Por combatir el lucro, que por primera vez aparecía en la República ateniense, Sócrates (470-399 a.C.) fue condenado a beber la cicuta, defendiendo con su vida la responsabilidad del Estado de educar a sus ciudadanos, y muriendo a la edad de 70 años. Había sido acusado por tres sofistas menores, defensores del “emprendimiento en educación“ y que se hacían pagar por sus enseñanzas, lo que indignó al filósofo y les enfrentó públicamente en numerosas ocasiones, provocando el enojo de los sofistas y acusándolo de tres cargos: corromper a la juventud, introducir nuevos dioses y andar hurgando en cosas celestes.
Aunque la defensa del padre de la Filosofía es una apología brillante de la racionalidad de las virtudes de sabiduría y justicia, de los deberes y derechos ciudadanos y de los deberes del Estado, sin embargo pudo más el poder de la erística que la moral del hombre justo. Hace más de 2 mil 500 años, en esa ciudad-Estado, la educación era responsabilidad de la República y se orientaba a la concreción de un ideal de perfección humana («kalokagahtía»), que buscaba alcanzar un equilibrio entre los diversos aspectos de la personalidad: física, moral e intelectual, sumándose el proceso perfectivo de su cultura.
Como se ve, ya en esa incipiente democracia la finalidad de la educación era el perfeccionamiento del ser humano como acción política natural del Estado para formar ciudadanos libres y responsables del Bien Común.

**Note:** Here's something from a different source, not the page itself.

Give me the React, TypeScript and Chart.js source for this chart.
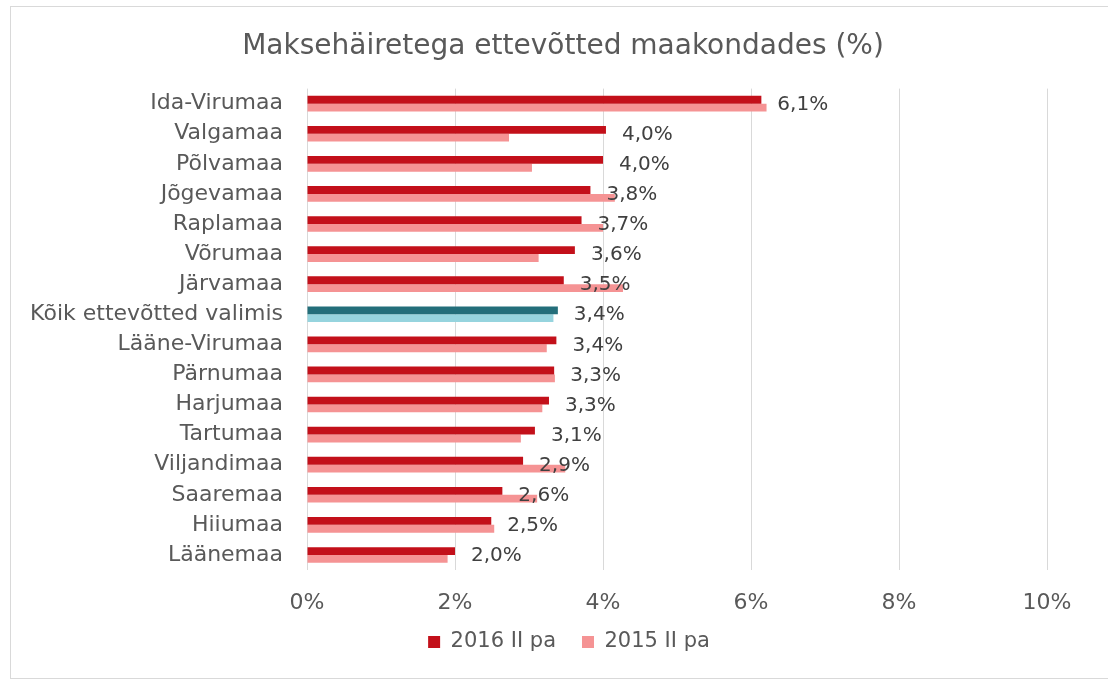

Cuando se tiene tal visión de Estado, pensar en lucrar por educar, no sólo va en contra de la razón moral sino que igualmente entregar dicha responsabilidad a los particulares como sucede en Chile, lo que resulta es disgregar el Estado en poderes particulares que exponen al conjunto de la ciudadanía a sucumbir a una oligarquía que se alimenta de los sueños de los débiles y desposeídos.
La educación es un bien público, originada de una condición natural universal del hombre: nadie es perfecto y necesita de la educación para perfeccionar dichas capacidades y acercarle a su fin último. Hacer de esta condición natural de indigencia un negocio, parece macabro y obsceno. La ausencia del Estado en su rol educativo lo único que produce es generaciones de esclavos ignorantes y manipulables por la propaganda comercial del que tiene más para pagar, para defender y propagar su ideología.
No creamos que nuestro gran filósofo vivía a expensas del Estado, como podrían argumentar quienes defienden de manera acérrima el capitalismo y se oponen al rol regulador del Estado. Lo último que dijo nuestro buen hombre fue precisamente: “Critón, le debemos un gallo a Asclepio. Así que págaselo y no lo descuides“.